───── TASK INPUT ─────
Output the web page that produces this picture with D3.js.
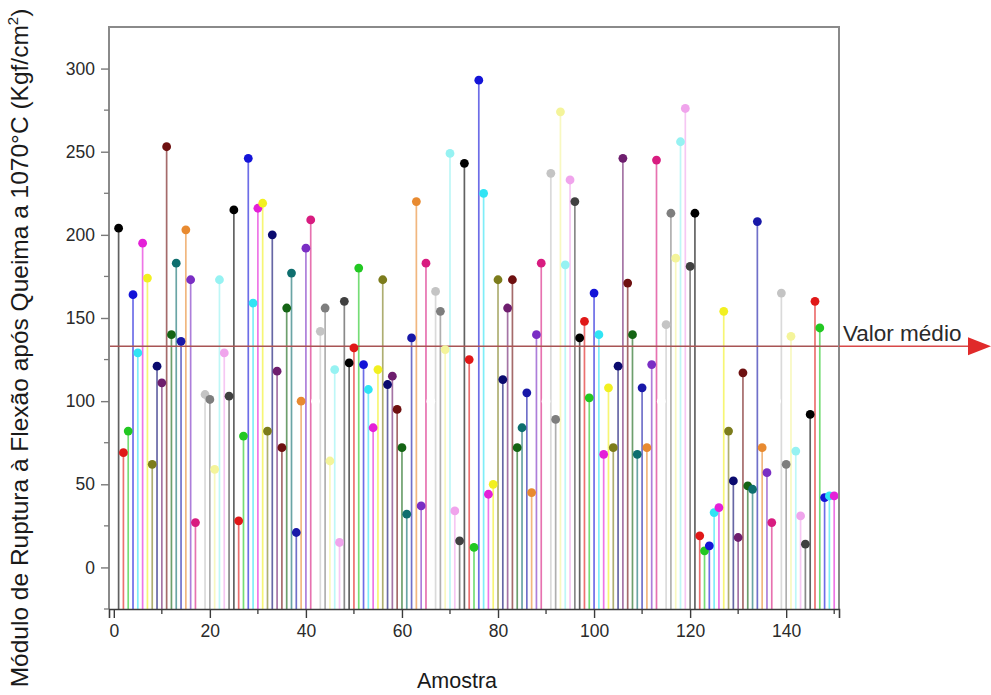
<!DOCTYPE html>
<html>
<head>
<meta charset="utf-8">
<script src="https://cdn.jsdelivr.net/npm/d3@7"></script>
<style>
  html, body { margin: 0; padding: 0; background: #ffffff; }
  svg { display: block; font-family: "Liberation Sans", Arial, sans-serif; }
</style>
</head>
<body>
<svg id="chart" width="991" height="695"></svg>
<script>
// ---------- data ----------
const samples = d3.range(1, 151);
const values = [
  204, 69, 82, 164, 129, 195, 174, 62, 121, 111,
  253, 140, 183, 136, 203, 173, 27, 100, 104, 101,
  59, 173, 129, 103, 215, 28, 79, 246, 159, 216,
  219, 82, 200, 118, 72, 156, 177, 21, 100, 192,
  209, 100, 142, 156, 64, 119, 15, 160, 123, 132,
  180, 122, 107, 84, 119, 173, 110, 115, 95, 72,
  32, 138, 220, 37, 183, 100, 166, 154, 131, 249,
  34, 16, 243, 125, 12, 293, 225, 44, 50, 173,
  113, 156, 173, 72, 84, 105, 45, 140, 183, 100,
  237, 89, 274, 182, 233, 220, 138, 148, 102, 165,
  140, 68, 108, 72, 121, 246, 171, 140, 68, 108,
  72, 122, 245, 100, 146, 213, 186, 256, 276, 181,
  213, 19, 10, 13, 33, 36, 154, 82, 52, 18,
  117, 49, 47, 208, 72, 57, 27, 100, 165, 62,
  139, 70, 31, 14, 92, 160, 144, 42, 43, 43
];
const meanValue = 133;
const meanLabel = "Valor médio";
const xTicks = [0, 20, 40, 60, 80, 100, 120, 140];
const yTicks = [0, 50, 100, 150, 200, 250, 300];
const xTitle = "Amostra";
const yTitle = "Módulo de Ruptura à Flexão após Queima a 1070°C (Kgf/cm";

// Origin-style colour increment (24 colours)
const palette = [
  "#000000", "#e01818", "#22c822", "#1414d8", "#30e4f4", "#e420d8",
  "#f2f020", "#7c7c1c", "#0a0a6e", "#6e1e6e", "#6e1010", "#146414",
  "#0e6e6e", "#1818a8", "#e88a30", "#7a2ec4", "#d81c80", "#ffffff",
  "#c4c4c4", "#7e7e7e", "#f4f49a", "#96f2f2", "#f0a4ec", "#404040"
];

// ---------- layout ----------
const svg = d3.select("#chart");
const pL = 109, pR = 839, pT = 27, pB = 609;

const x = d3.scaleLinear().domain([-1, 151]).range([pL, pR]);
const y = d3.scaleLinear().domain([-25, 325]).range([pB, pT]);

const data = samples.map((s, i) => ({ s, v: values[i], c: palette[i % palette.length] }));

// stems
svg.append("g").selectAll("line").data(data).join("line")
  .attr("x1", d => x(d.s)).attr("x2", d => x(d.s))
  .attr("y1", y(-25)).attr("y2", d => y(d.v))
  .attr("stroke", d => d.c)
  .attr("stroke-opacity", 0.62)
  .attr("stroke-width", 1.7);

// mean line inside plot
svg.append("line")
  .attr("x1", pL).attr("x2", pR)
  .attr("y1", y(meanValue)).attr("y2", y(meanValue))
  .attr("stroke", "#a85454").attr("stroke-width", 1.5);

// markers
svg.append("g").selectAll("circle").data(data).join("circle")
  .attr("cx", d => x(d.s)).attr("cy", d => y(d.v))
  .attr("r", 4.4)
  .attr("fill", d => d.c);

// frame (top, right, left)
svg.append("path")
  .attr("d", `M${pL},${pB} L${pL},${pT} L${pR},${pT} L${pR},${pB}`)
  .attr("fill", "none").attr("stroke", "#8a8a8a").attr("stroke-width", 2);

// x axis
const xAxis = d3.axisBottom(x).tickValues(xTicks).tickSize(9).tickPadding(7).tickFormat(d3.format("d"));
const gx = svg.append("g").attr("transform", `translate(0,${pB})`).call(xAxis);
gx.select(".domain").attr("stroke", "#3a3a3a").attr("stroke-width", 1.6);
gx.selectAll(".tick line").attr("stroke", "#3a3a3a").attr("stroke-width", 1.4);
gx.selectAll("text").attr("font-size", 17.5).attr("fill", "#2a2a2a")
  .attr("font-family", "Liberation Sans, Arial, sans-serif");
// minor x ticks
svg.append("g").selectAll("line").data([10, 30, 50, 70, 90, 110, 130, 150]).join("line")
  .attr("x1", d => x(d)).attr("x2", d => x(d))
  .attr("y1", pB).attr("y2", pB + 5)
  .attr("stroke", "#3a3a3a").attr("stroke-width", 1.3);

// y axis
const yAxis = d3.axisLeft(y).tickValues(yTicks).tickSize(8).tickPadding(6).tickFormat(d3.format("d"));
const gy = svg.append("g").attr("transform", `translate(${pL},0)`).call(yAxis);
gy.select(".domain").remove();
gy.selectAll(".tick line").attr("stroke", "#7a7a7a").attr("stroke-width", 1.4);
gy.selectAll("text").attr("font-size", 17.5).attr("fill", "#2a2a2a")
  .attr("font-family", "Liberation Sans, Arial, sans-serif");
svg.append("g").selectAll("line").data([-25, 25, 75, 125, 175, 225, 275]).join("line")
  .attr("x1", pL).attr("x2", pL - 5)
  .attr("y1", d => y(d)).attr("y2", d => y(d))
  .attr("stroke", "#7a7a7a").attr("stroke-width", 1.3);

// mean line outside plot with arrow
const my = y(meanValue);
svg.append("line")
  .attr("x1", pR).attr("x2", 970)
  .attr("y1", my).attr("y2", my)
  .attr("stroke", "#d84848").attr("stroke-width", 1.3);
svg.append("path")
  .attr("d", `M968,${my - 9} L991,${my} L968,${my + 9} Z`)
  .attr("fill", "#e02a2a");
svg.append("text")
  .attr("x", 843).attr("y", my - 5)
  .attr("font-size", 22.5).attr("fill", "#2a2a2a")
  .text(meanLabel);

// axis titles
svg.append("text")
  .attr("x", 457).attr("y", 688)
  .attr("text-anchor", "middle")
  .attr("font-size", 21.5).attr("fill", "#1a1a1a")
  .text(xTitle);

const yt = svg.append("text")
  .attr("transform", "translate(28,348) rotate(-90)")
  .attr("text-anchor", "middle")
  .attr("font-size", 24.5).attr("fill", "#1a1a1a");
yt.append("tspan").text(yTitle);
yt.append("tspan").attr("dy", -10).attr("font-size", 15).text("2");
yt.append("tspan").attr("dy", 10).text(")");
</script>
</body>
</html>
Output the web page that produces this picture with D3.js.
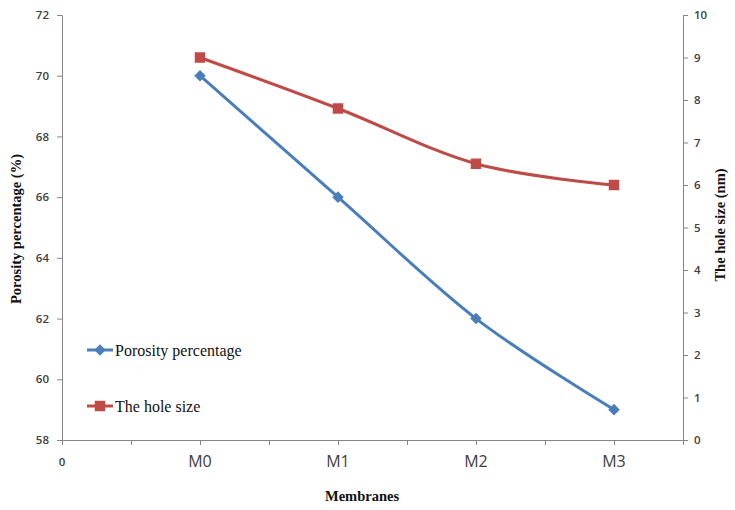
─────
_STATED PROBLEM_
Nothing but the lines from the start of the records above through the line with "de Ruptura à" should be retyped, each exactly as written; leave out all pictures.

_THE COMPLETED TASK_
Output the web page that produces this picture with D3.js.
<!DOCTYPE html>
<html>
<head>
<meta charset="utf-8">
<script src="https://cdn.jsdelivr.net/npm/d3@7"></script>
<style>
  html, body { margin: 0; padding: 0; background: #ffffff; }
  svg { display: block; font-family: "Liberation Sans", Arial, sans-serif; }
</style>
</head>
<body>
<svg id="chart" width="991" height="695"></svg>
<script>
// ---------- data ----------
const samples = d3.range(1, 151);
const values = [
  204, 69, 82, 164, 129, 195, 174, 62, 121, 111,
  253, 140, 183, 136, 203, 173, 27, 100, 104, 101,
  59, 173, 129, 103, 215, 28, 79, 246, 159, 216,
  219, 82, 200, 118, 72, 156, 177, 21, 100, 192,
  209, 100, 142, 156, 64, 119, 15, 160, 123, 132,
  180, 122, 107, 84, 119, 173, 110, 115, 95, 72,
  32, 138, 220, 37, 183, 100, 166, 154, 131, 249,
  34, 16, 243, 125, 12, 293, 225, 44, 50, 173,
  113, 156, 173, 72, 84, 105, 45, 140, 183, 100,
  237, 89, 274, 182, 233, 220, 138, 148, 102, 165,
  140, 68, 108, 72, 121, 246, 171, 140, 68, 108,
  72, 122, 245, 100, 146, 213, 186, 256, 276, 181,
  213, 19, 10, 13, 33, 36, 154, 82, 52, 18,
  117, 49, 47, 208, 72, 57, 27, 100, 165, 62,
  139, 70, 31, 14, 92, 160, 144, 42, 43, 43
];
const meanValue = 133;
const meanLabel = "Valor médio";
const xTicks = [0, 20, 40, 60, 80, 100, 120, 140];
const yTicks = [0, 50, 100, 150, 200, 250, 300];
const xTitle = "Amostra";
const yTitle = "Módulo de Ruptura à Flexão após Queima a 1070°C (Kgf/cm";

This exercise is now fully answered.